The original data that SETI@home analyses comes from the 1,000 foot dish at the Arecebo radio telescope in Puerto Rico. The SETI project can only use the Arecebo telescope at certain times, as other scientific studies of the galaies and stars also use Arecebo. Think of it like booking a local hall for a day - the SETI project can book Arecebo for certain periods but the rest of the time Arecebo is used by other scientists. The first set of data recorded from Arecebo specifically for the SETI@home project was on 20 October 1998.
About 35 Gigabytes of information can be recorded each day from the giant radio telescope.

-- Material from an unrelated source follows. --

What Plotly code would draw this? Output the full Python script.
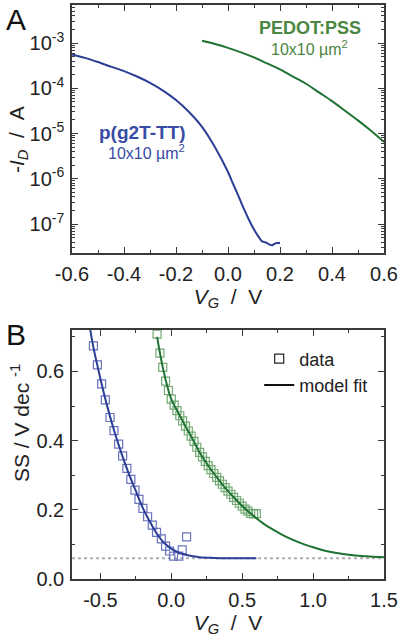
import plotly.graph_objects as go

# ---------------- Panel A : transfer curves ----------------
vg_p2_iv = [-0.60, -0.55, -0.50, -0.45, -0.40, -0.35, -0.30, -0.25, -0.20, -0.15, -0.10, -0.05,
            0.00, 0.02, 0.04, 0.06, 0.08, 0.10, 0.12, 0.13, 0.14, 0.15, 0.16, 0.17, 0.18, 0.19, 0.20]
id_p2 = [5.6e-4, 4.7e-4, 3.8e-4, 3.0e-4, 2.4e-4, 1.82e-4, 1.32e-4, 8.9e-5, 5.5e-5, 3.0e-5, 1.41e-5, 5.0e-6,
         1.41e-6, 7.6e-7, 4.2e-7, 2.24e-7, 1.26e-7, 7.6e-8, 5.0e-8, 4.2e-8, 4.0e-8, 3.8e-8, 3.5e-8, 3.4e-8,
         3.7e-8, 3.8e-8, 3.8e-8]

vg_pedot_iv = [-0.10, -0.05, 0.00, 0.05, 0.10, 0.15, 0.20, 0.25, 0.30, 0.35, 0.40, 0.45, 0.50, 0.55, 0.60]
id_pedot = [1.12e-3, 9.5e-4, 7.8e-4, 6.2e-4, 4.8e-4, 3.55e-4, 2.63e-4, 1.82e-4, 1.26e-4, 8.1e-5, 5.2e-5,
            3.2e-5, 1.95e-5, 1.15e-5, 6.5e-6]

ya_ticks = [1e-7, 1e-6, 1e-5, 1e-4, 1e-3]
ya_text = ["10<sup>-7</sup>", "10<sup>-6</sup>", "10<sup>-5</sup>", "10<sup>-4</sup>", "10<sup>-3</sup>"]
xa_ticks = [-0.6, -0.4, -0.2, 0.0, 0.2, 0.4, 0.6]
xa_text = ["-0.6", "-0.4", "-0.2", "0.0", "0.2", "0.4", "0.6"]

# ---------------- Panel B : subthreshold swing ----------------
vg_p2_data = [-0.549, -0.521, -0.491, -0.465, -0.432, -0.404, -0.371, -0.343, -0.313, -0.285, -0.256,
              -0.228, -0.200, -0.167, -0.134, -0.104, -0.070, -0.040, -0.012, 0.016, 0.053, 0.077, 0.108]
ss_p2_data = [0.674, 0.619, 0.564, 0.518, 0.467, 0.429, 0.390, 0.356, 0.320, 0.288, 0.257,
              0.230, 0.204, 0.180, 0.156, 0.135, 0.116, 0.095, 0.081, 0.066, 0.066, 0.084, 0.122]

vg_p2_fit = [-0.573, -0.55, -0.50, -0.45, -0.40, -0.35, -0.30, -0.25, -0.20, -0.15, -0.10, -0.05,
             0.00, 0.05, 0.10, 0.15, 0.20, 0.30, 0.40, 0.50, 0.60]
ss_p2_fit = [0.725, 0.672, 0.580, 0.497, 0.425, 0.362, 0.305, 0.255, 0.205, 0.165, 0.130, 0.104,
             0.088, 0.077, 0.070, 0.066, 0.063, 0.061, 0.060, 0.060, 0.060]

vg_pedot_data = [-0.10, -0.08, -0.06, -0.04, -0.02, 0.00, 0.02, 0.04, 0.06, 0.08, 0.10, 0.12, 0.14,
                 0.16, 0.18, 0.20, 0.22, 0.24, 0.26, 0.28, 0.30, 0.32, 0.34, 0.36, 0.38, 0.40, 0.42,
                 0.44, 0.46, 0.48, 0.50, 0.52, 0.54, 0.56, 0.58, 0.60]
ss_pedot_data = [0.708, 0.653, 0.612, 0.572, 0.545, 0.520, 0.503, 0.487, 0.472, 0.457, 0.442, 0.428,
                 0.413, 0.398, 0.381, 0.366, 0.353, 0.340, 0.328, 0.316, 0.305, 0.294, 0.284, 0.274,
                 0.264, 0.254, 0.245, 0.236, 0.227, 0.219, 0.211, 0.202, 0.196, 0.190, 0.188, 0.189]

vg_pedot_fit = [-0.10, -0.06, -0.02, 0.00, 0.05, 0.10, 0.15, 0.20, 0.25, 0.30, 0.35, 0.40, 0.45, 0.50,
                0.55, 0.60, 0.65, 0.70, 0.80, 0.90, 1.00, 1.10, 1.20, 1.30, 1.40, 1.50]
ss_pedot_fit = [0.700, 0.612, 0.545, 0.520, 0.480, 0.442, 0.405, 0.366, 0.334, 0.305, 0.279, 0.254,
                0.232, 0.211, 0.193, 0.176, 0.160, 0.147, 0.124, 0.106, 0.092, 0.080, 0.073, 0.068,
                0.065, 0.063]

ss_limit = 0.06
vg_limit = [-0.7, 1.5]

xb_ticks = [-0.5, 0.0, 0.5, 1.0, 1.5]
xb_text = ["-0.5", "0.0", "0.5", "1.0", "1.5"]
yb_ticks = [0.0, 0.2, 0.4, 0.6]
yb_text = ["0.0", "0.2", "0.4", "0.6"]

# ---------------- styling ----------------
BLUE = "rgb(43,62,150)"
BLUE_M = "rgb(105,115,190)"
BLUE_T = "rgb(55,75,165)"
GREEN = "rgb(30,115,50)"
GREEN_M = "rgb(115,170,115)"
GREEN_T = "rgb(75,135,65)"
FONT = "Liberation Sans, Arial, sans-serif"
AX = "#3a3a3a"

fig = go.Figure()

# Panel A traces
fig.add_trace(go.Scatter(x=vg_p2_iv, y=id_p2, mode="lines", line=dict(color=BLUE, width=2, shape="spline", smoothing=0.6),
                         xaxis="x", yaxis="y", showlegend=False))
fig.add_trace(go.Scatter(x=vg_pedot_iv, y=id_pedot, mode="lines", line=dict(color=GREEN, width=2, shape="spline"),
                         xaxis="x", yaxis="y", showlegend=False))

# Panel B traces
fig.add_trace(go.Scatter(x=vg_limit, y=[ss_limit, ss_limit], mode="lines",
                         line=dict(color="rgb(175,175,175)", width=1.8, dash="dot"),
                         xaxis="x2", yaxis="y2", showlegend=False))
fig.add_trace(go.Scatter(x=vg_p2_data, y=ss_p2_data, mode="markers",
                         marker=dict(symbol="square-open", size=8, color=BLUE_M, line=dict(width=1.2)),
                         xaxis="x2", yaxis="y2", showlegend=False))
fig.add_trace(go.Scatter(x=vg_pedot_data, y=ss_pedot_data, mode="markers",
                         marker=dict(symbol="square-open", size=8, color=GREEN_M, line=dict(width=1.2)),
                         xaxis="x2", yaxis="y2", showlegend=False))
fig.add_trace(go.Scatter(x=vg_p2_fit, y=ss_p2_fit, mode="lines", line=dict(color=BLUE, width=2, shape="spline"),
                         xaxis="x2", yaxis="y2", showlegend=False))
fig.add_trace(go.Scatter(x=vg_pedot_fit, y=ss_pedot_fit, mode="lines", line=dict(color=GREEN, width=2, shape="spline"),
                         xaxis="x2", yaxis="y2", showlegend=False))

# legend entries
fig.add_trace(go.Scatter(x=[None], y=[None], mode="markers", name="data",
                         marker=dict(symbol="square-open", size=9, color="#222", line=dict(width=1.2)),
                         xaxis="x2", yaxis="y2"))
fig.add_trace(go.Scatter(x=[None], y=[None], mode="lines", name="model fit",
                         line=dict(color="#111", width=2), xaxis="x2", yaxis="y2"))

tickfont = dict(family=FONT, size=20, color="#222")
common = dict(showline=True, linecolor=AX, linewidth=1.5, mirror="ticks", ticks="inside",
              ticklen=6, tickwidth=1.3, tickcolor=AX, showgrid=False, zeroline=False,
              tickfont=tickfont, ticklabelstandoff=2, automargin=False)

XTITLE = "<i>V</i><sub><i>G</i></sub>\u00a0\u00a0/\u00a0\u00a0V"

fig.update_layout(
    width=400, height=637,
    margin=dict(l=72, r=16, t=5, b=58),
    paper_bgcolor="white", plot_bgcolor="white",
    font=dict(family=FONT, color="#222"),
    xaxis=dict(domain=[0, 1], anchor="y", range=[-0.6, 0.6], tickmode="array", tickvals=xa_ticks,
               ticktext=xa_text,
               minor=dict(ticks="inside", ticklen=3, dtick=0.1, tick0=0, tickcolor=AX),
               title=dict(text=XTITLE, font=dict(family=FONT, size=21, color="#222"), standoff=0),
               **common),
    yaxis=dict(domain=[0.5679, 1.0], anchor="x", type="log", range=[-7.64, -2.16], tickmode="array",
               tickvals=ya_ticks, ticktext=ya_text,
               minor=dict(ticks="inside", ticklen=3, dtick="D1", tickcolor=AX),
               **common),
    xaxis2=dict(domain=[0, 1], anchor="y2", range=[-0.7, 1.5], tickmode="array", tickvals=xb_ticks,
                ticktext=xb_text,
                minor=dict(ticks="inside", ticklen=3, dtick=0.25, tick0=0, tickcolor=AX),
                title=dict(text=XTITLE, font=dict(family=FONT, size=21, color="#222"), standoff=2),
                **common),
    yaxis2=dict(domain=[0, 0.4338], anchor="x2", range=[0, 0.72], tickmode="array", tickvals=yb_ticks,
                ticktext=yb_text,
                minor=dict(ticks="inside", ticklen=3, dtick=0.1, tick0=0, tickcolor=AX),
                **common),
    legend=dict(x=0.60, y=0.4155, xanchor="left", yanchor="top", xref="paper", yref="paper",
                bgcolor="rgba(0,0,0,0)", font=dict(family=FONT, size=18, color="#222"),
                itemwidth=30, tracegroupgap=0),
)

# panel letters
fig.add_annotation(text="A", xref="paper", yref="paper", x=(4 - 72) / 312, y=1.0 + 4 / 574,
                   xanchor="left", yanchor="top", showarrow=False,
                   font=dict(family=FONT, size=30, color="#111"))
fig.add_annotation(text="B", xref="paper", yref="paper", x=(4 - 72) / 312, y=(579 - 316) / 574,
                   xanchor="left", yanchor="top", showarrow=False,
                   font=dict(family=FONT, size=30, color="#111"))

# y axis titles
fig.add_annotation(text="-<i>I</i><sub><i>D</i></sub>\u00a0\u00a0/\u00a0\u00a0A", xref="paper", yref="paper",
                   x=(18 - 72) / 312, y=(579 - 140) / 574, textangle=-90, showarrow=False,
                   xanchor="center", yanchor="middle",
                   font=dict(family=FONT, size=21, color="#222"))
fig.add_annotation(text="SS / V dec <sup>-1</sup>", xref="paper", yref="paper",
                   x=(20 - 72) / 312, y=(579 - 423) / 574, textangle=-90, showarrow=False,
                   xanchor="center", yanchor="middle",
                   font=dict(family=FONT, size=21, color="#222"))

# curve labels in panel A
fig.add_annotation(text="<b>PEDOT:PSS</b>", x=0.315, y=-2.675, xref="x", yref="y", showarrow=False,
                   font=dict(family=FONT, size=18, color=GREEN_T))
fig.add_annotation(text="10x10 µm<sup>2</sup>", x=0.315, y=-3.10, xref="x", yref="y", showarrow=False,
                   font=dict(family=FONT, size=16, color=GREEN_T))
fig.add_annotation(text="<b>p(g2T-TT)</b>", x=-0.327, y=-4.97, xref="x", yref="y", showarrow=False,
                   font=dict(family=FONT, size=19, color=BLUE_T))
fig.add_annotation(text="10x10 µm<sup>2</sup>", x=-0.312, y=-5.41, xref="x", yref="y", showarrow=False,
                   font=dict(family=FONT, size=16, color=BLUE_T))

fig.write_html("out.html", config={"displayModeBar": False},
               post_script="document.body.style.margin='0';")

Most of the SETI (which stands for Search
for Extra Terrestrial Intelligence) research projects in the past used
large computers which analyse data in real time. However, this does
not enable the computers to examine the information in any great depth
to tease out the very weakest signals, nor to look for any great range
of signal types.
This is where your computer comes in. The SETI screensaver is an example of distributed computing. Rather than have a huge supercomputer spend literally thousands of years continuosly processing data, the work is spread out over a large amount of computers. In the case of SETI@home, this amounts to tens of thousands of computers. The work is then done at times when each individual computer wouldn't normally be doing anything at all. Instead of wasting time sitting there doing nothing whilst you are away from your computer, the
SETI screensaver ploughs away at billions of calcuations in the attempt
to find radio signals will indicate the presence of alien intelligence
Along with thousands of others, your computer uses the free SETI at home screensaver to help, in the detailled sifting through the SETI data to try to find alien life. SETI@home performs
one of the most detailled and finely tuned searches ever done - signals
as narrow as 0.07 Hz are analyzed. The aim is to identify patterns
of extra terrestrial signals which have some kind of artificial pattern,
rather than the "random" background cosmic radiation.
The information from the Aricebo telescope
is broken down into manageable chunks or "work units" of around 340Kb.
Each time your computer has completed the analysis of a work unit and needs
another unit to process, the SETI@home program will indicate to you that
it needs to connect to the internet (if you have a dial-up connection. You can also use a setting within the SETI software which will enable your computer to connect automatically if you wish). ADSL broadband users are always connected anyway. The online time taken to send
the results of your analysis to SETI@home's Berkeley headquarters in California
and to download the next work unit is less than 5 minutes with most dial-up modems, and normally less than a minute with ADSL broadband.